### Job
Leaving out every picture, quote the data below exactly as it appears.

### Information shown

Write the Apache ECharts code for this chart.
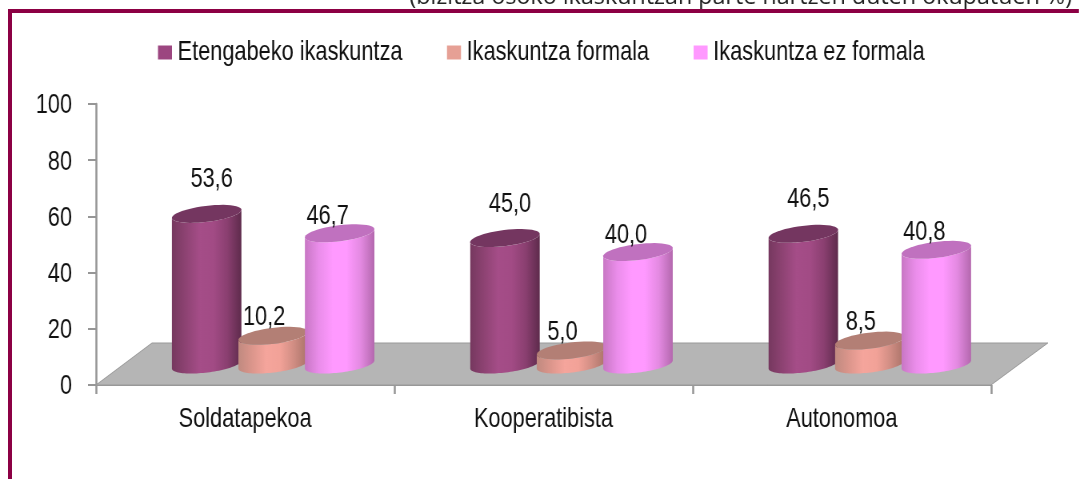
<!DOCTYPE html>
<html>
<head>
<meta charset="utf-8">
<style>
  html, body { margin: 0; padding: 0; background: #fff; overflow: hidden; width: 1079px; height: 479px; }
  /* no narrow font is available, so the drawing is squeezed sideways to get the tall narrow text */
  #main-chart { width: 1349px; height: 479px; transform: scaleX(0.8); transform-origin: 0 0; }
</style>
<script src="https://cdn.jsdelivr.net/npm/echarts@6/dist/echarts.min.js"></script>
</head>
<body>
<div id="main-chart"></div>
<script>
const categories = ['Soldatapekoa', 'Kooperatibista', 'Autonomoa']
const etengabeko = [53.6, 45.0, 46.5]
const formala = [10.2, 5.0, 8.5]
const ezFormala = [46.7, 40.0, 40.8]
const yTicks = [0, 20, 40, 60, 80, 100]
const subtitle = '(bizitza osoko ikaskuntzan parte hartzen duten okupatuen %)'

const SX = 1 / 0.8
const FONT = '"Liberation Sans", Arial, sans-serif'
const TEXT_SIZE = 27.2
const DEPTH_X = 56 * SX
const DEPTH_Y = 42
const RX = 35
const RY = 8
const TILT = -7 * Math.PI / 180

// points of a tilted ellipse between two angles
const arc = (cx, cy, from, to) => {
  const pts = []
  for (let i = 0; i <= 48; ++i) {
    const t = from + (to - from) * i / 48
    const x = RX * Math.cos(t)
    const y = RY * Math.sin(t)
    pts.push([
      cx + (x * Math.cos(TILT) - y * Math.sin(TILT)) * SX,
      cy + x * Math.sin(TILT) + y * Math.cos(TILT)
    ])
  }
  return pts
}

const sideGradient = stops => ({
  type: 'linear', x: 0, y: 0, x2: 1, y2: 0,
  colorStops: stops.map((c, i) => ({ offset: i / (stops.length - 1), color: c }))
})

const cylinder = (name, data, legendColor, stops, topColor, slot, labelDx, labelDy, z) => ({
  type: 'custom',
  name: name,
  z: z,
  clip: false,
  silent: true,
  animation: false,
  itemStyle: { color: legendColor },
  data: data.map((v, i) => [i, v]),
  encode: { x: 0, y: 1 },
  renderItem: (params, api) => {
    const zero = api.coord([api.value(0), 0])
    const top = api.coord([api.value(0), api.value(1)])
    const cx = zero[0] + DEPTH_X / 2 + slot * 66.5 * SX
    const baseY = zero[1] - 20.5
    const topY = top[1] - 20.5
    return {
      type: 'group',
      children: [
        {
          type: 'polygon',
          shape: { points: arc(cx, topY, Math.PI, 0).concat(arc(cx, baseY, 0, Math.PI)) },
          style: { fill: sideGradient(stops) }
        },
        {
          type: 'polygon',
          shape: { points: arc(cx, topY, 0, 2 * Math.PI) },
          style: { fill: topColor }
        },
        {
          type: 'text',
          style: {
            text: api.value(1).toFixed(1).replace('.', ','),
            x: cx + labelDx * SX,
            y: topY + labelDy + 1,
            align: 'center',
            verticalAlign: 'middle',
            fill: '#111',
            font: TEXT_SIZE + 'px ' + FONT
          }
        }
      ]
    }
  }
})

const chart = echarts.init(document.getElementById('main-chart'))
chart.setOption({
  animation: false,
  backgroundColor: '#fff',
  textStyle: { fontFamily: FONT },
  grid: { left: 96 * SX, width: 895 * SX, top: 104, bottom: 94 },
  legend: {
    data: ['Etengabeko ikaskuntza', 'Ikaskuntza formala', 'Ikaskuntza ez formala'],
    left: 154 * SX,
    top: 34,
    icon: 'rect',
    itemWidth: 14 * SX,
    itemHeight: 14,
    itemGap: 44.5 * SX,
    textStyle: { fontSize: TEXT_SIZE, color: '#111', fontFamily: FONT, padding: [2, 0, 0, 2] }
  },
  xAxis: {
    type: 'category',
    data: categories,
    axisLine: { lineStyle: { color: '#969696', width: 2 } },
    axisTick: { show: true, length: 9, lineStyle: { color: '#969696', width: 2 * SX } },
    axisLabel: { fontSize: TEXT_SIZE, color: '#111', margin: 21, fontFamily: FONT }
  },
  yAxis: {
    type: 'value',
    min: yTicks[0],
    max: yTicks[yTicks.length - 1],
    interval: 20,
    splitLine: { show: false },
    axisLine: { show: true, lineStyle: { color: '#969696', width: 2 * SX } },
    axisTick: { show: true, length: 8 * SX, lineStyle: { color: '#969696', width: 2 } },
    axisLabel: { fontSize: TEXT_SIZE, color: '#111', margin: 24 * SX, verticalAlign: 'top', lineHeight: 4, fontFamily: FONT }
  },
  graphic: [
    { type: 'rect', shape: { x: 8 * SX, y: 9, width: 1071 * SX, height: 4 }, style: { fill: '#8c0044' }, z: 10 },
    { type: 'rect', shape: { x: 8 * SX, y: 9, width: 4 * SX, height: 470 }, style: { fill: '#8c0044' }, z: 10 },
    {
      type: 'text', z: 5,
      x: 1072 * SX, y: 9, scaleX: SX,
      style: { text: subtitle, align: 'right', verticalAlign: 'bottom', fill: '#222', font: '23.3px "Open Sans", sans-serif' }
    }
  ],
  series: [
    {
      type: 'custom',
      name: 'floor',
      z: 1,
      silent: true,
      clip: false,
      data: [[0, 0]],
      encode: { x: 0, y: 1 },
      renderItem: (params, api) => {
        const cs = params.coordSys
        const bottom = cs.y + cs.height
        const right = cs.x + cs.width
        return {
          type: 'polygon',
          shape: {
            points: [
              [cs.x, bottom],
              [cs.x + DEPTH_X, bottom - DEPTH_Y],
              [right + DEPTH_X + 1, bottom - DEPTH_Y],
              [right, bottom]
            ]
          },
          style: { fill: '#b5b5b5', stroke: '#999', lineWidth: 1 }
        }
      }
    },
    cylinder('Etengabeko ikaskuntza', etengabeko, '#9c4680',
      ['#76385f', '#8e4373', '#a54d88', '#a24b85', '#8a3f70', '#5e2b4c'], '#743660', -1, 5, -35, 2),
    cylinder('Ikaskuntza formala', formala, '#e6a095',
      ['#c08a80', '#dc968c', '#f5a59c', '#f2a298', '#d08d83', '#a87268'], '#b37f75', 0, -9, -19, 3),
    cylinder('Ikaskuntza ez formala', ezFormala, '#ff99ff',
      ['#c877c4', '#ea8dea', '#ff99ff', '#ff99ff', '#e48ae2', '#b468ae'], '#c071bf', 1, -12, -18, 4)
  ]
})
</script>
</body>
</html>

### Final result
Write the Apache ECharts code for this chart.
<!DOCTYPE html>
<html>
<head>
<meta charset="utf-8">
<style>
  html, body { margin: 0; padding: 0; background: #fff; overflow: hidden; width: 1079px; height: 479px; }
  /* no narrow font is available, so the drawing is squeezed sideways to get the tall narrow text */
  #main-chart { width: 1349px; height: 479px; transform: scaleX(0.8); transform-origin: 0 0; }
</style>
<script src="https://cdn.jsdelivr.net/npm/echarts@6/dist/echarts.min.js"></script>
</head>
<body>
<div id="main-chart"></div>
<script>
const categories = ['Soldatapekoa', 'Kooperatibista', 'Autonomoa']
const etengabeko = [53.6, 45.0, 46.5]
const formala = [10.2, 5.0, 8.5]
const ezFormala = [46.7, 40.0, 40.8]
const yTicks = [0, 20, 40, 60, 80, 100]
const subtitle = '(bizitza osoko ikaskuntzan parte hartzen duten okupatuen %)'

const SX = 1 / 0.8
const FONT = '"Liberation Sans", Arial, sans-serif'
const TEXT_SIZE = 27.2
const DEPTH_X = 56 * SX
const DEPTH_Y = 42
const RX = 35
const RY = 8
const TILT = -7 * Math.PI / 180

// points of a tilted ellipse between two angles
const arc = (cx, cy, from, to) => {
  const pts = []
  for (let i = 0; i <= 48; ++i) {
    const t = from + (to - from) * i / 48
    const x = RX * Math.cos(t)
    const y = RY * Math.sin(t)
    pts.push([
      cx + (x * Math.cos(TILT) - y * Math.sin(TILT)) * SX,
      cy + x * Math.sin(TILT) + y * Math.cos(TILT)
    ])
  }
  return pts
}

const sideGradient = stops => ({
  type: 'linear', x: 0, y: 0, x2: 1, y2: 0,
  colorStops: stops.map((c, i) => ({ offset: i / (stops.length - 1), color: c }))
})

const cylinder = (name, data, legendColor, stops, topColor, slot, labelDx, labelDy, z) => ({
  type: 'custom',
  name: name,
  z: z,
  clip: false,
  silent: true,
  animation: false,
  itemStyle: { color: legendColor },
  data: data.map((v, i) => [i, v]),
  encode: { x: 0, y: 1 },
  renderItem: (params, api) => {
    const zero = api.coord([api.value(0), 0])
    const top = api.coord([api.value(0), api.value(1)])
    const cx = zero[0] + DEPTH_X / 2 + slot * 66.5 * SX
    const baseY = zero[1] - 20.5
    const topY = top[1] - 20.5
    return {
      type: 'group',
      children: [
        {
          type: 'polygon',
          shape: { points: arc(cx, topY, Math.PI, 0).concat(arc(cx, baseY, 0, Math.PI)) },
          style: { fill: sideGradient(stops) }
        },
        {
          type: 'polygon',
          shape: { points: arc(cx, topY, 0, 2 * Math.PI) },
          style: { fill: topColor }
        },
        {
          type: 'text',
          style: {
            text: api.value(1).toFixed(1).replace('.', ','),
            x: cx + labelDx * SX,
            y: topY + labelDy + 1,
            align: 'center',
            verticalAlign: 'middle',
            fill: '#111',
            font: TEXT_SIZE + 'px ' + FONT
          }
        }
      ]
    }
  }
})

const chart = echarts.init(document.getElementById('main-chart'))
chart.setOption({
  animation: false,
  backgroundColor: '#fff',
  textStyle: { fontFamily: FONT },
  grid: { left: 96 * SX, width: 895 * SX, top: 104, bottom: 94 },
  legend: {
    data: ['Etengabeko ikaskuntza', 'Ikaskuntza formala', 'Ikaskuntza ez formala'],
    left: 154 * SX,
    top: 34,
    icon: 'rect',
    itemWidth: 14 * SX,
    itemHeight: 14,
    itemGap: 44.5 * SX,
    textStyle: { fontSize: TEXT_SIZE, color: '#111', fontFamily: FONT, padding: [2, 0, 0, 2] }
  },
  xAxis: {
    type: 'category',
    data: categories,
    axisLine: { lineStyle: { color: '#969696', width: 2 } },
    axisTick: { show: true, length: 9, lineStyle: { color: '#969696', width: 2 * SX } },
    axisLabel: { fontSize: TEXT_SIZE, color: '#111', margin: 21, fontFamily: FONT }
  },
  yAxis: {
    type: 'value',
    min: yTicks[0],
    max: yTicks[yTicks.length - 1],
    interval: 20,
    splitLine: { show: false },
    axisLine: { show: true, lineStyle: { color: '#969696', width: 2 * SX } },
    axisTick: { show: true, length: 8 * SX, lineStyle: { color: '#969696', width: 2 } },
    axisLabel: { fontSize: TEXT_SIZE, color: '#111', margin: 24 * SX, verticalAlign: 'top', lineHeight: 4, fontFamily: FONT }
  },
  graphic: [
    { type: 'rect', shape: { x: 8 * SX, y: 9, width: 1071 * SX, height: 4 }, style: { fill: '#8c0044' }, z: 10 },
    { type: 'rect', shape: { x: 8 * SX, y: 9, width: 4 * SX, height: 470 }, style: { fill: '#8c0044' }, z: 10 },
    {
      type: 'text', z: 5,
      x: 1072 * SX, y: 9, scaleX: SX,
      style: { text: subtitle, align: 'right', verticalAlign: 'bottom', fill: '#222', font: '23.3px "Open Sans", sans-serif' }
    }
  ],
  series: [
    {
      type: 'custom',
      name: 'floor',
      z: 1,
      silent: true,
      clip: false,
      data: [[0, 0]],
      encode: { x: 0, y: 1 },
      renderItem: (params, api) => {
        const cs = params.coordSys
        const bottom = cs.y + cs.height
        const right = cs.x + cs.width
        return {
          type: 'polygon',
          shape: {
            points: [
              [cs.x, bottom],
              [cs.x + DEPTH_X, bottom - DEPTH_Y],
              [right + DEPTH_X + 1, bottom - DEPTH_Y],
              [right, bottom]
            ]
          },
          style: { fill: '#b5b5b5', stroke: '#999', lineWidth: 1 }
        }
      }
    },
    cylinder('Etengabeko ikaskuntza', etengabeko, '#9c4680',
      ['#76385f', '#8e4373', '#a54d88', '#a24b85', '#8a3f70', '#5e2b4c'], '#743660', -1, 5, -35, 2),
    cylinder('Ikaskuntza formala', formala, '#e6a095',
      ['#c08a80', '#dc968c', '#f5a59c', '#f2a298', '#d08d83', '#a87268'], '#b37f75', 0, -9, -19, 3),
    cylinder('Ikaskuntza ez formala', ezFormala, '#ff99ff',
      ['#c877c4', '#ea8dea', '#ff99ff', '#ff99ff', '#e48ae2', '#b468ae'], '#c071bf', 1, -12, -18, 4)
  ]
})
</script>
</body>
</html>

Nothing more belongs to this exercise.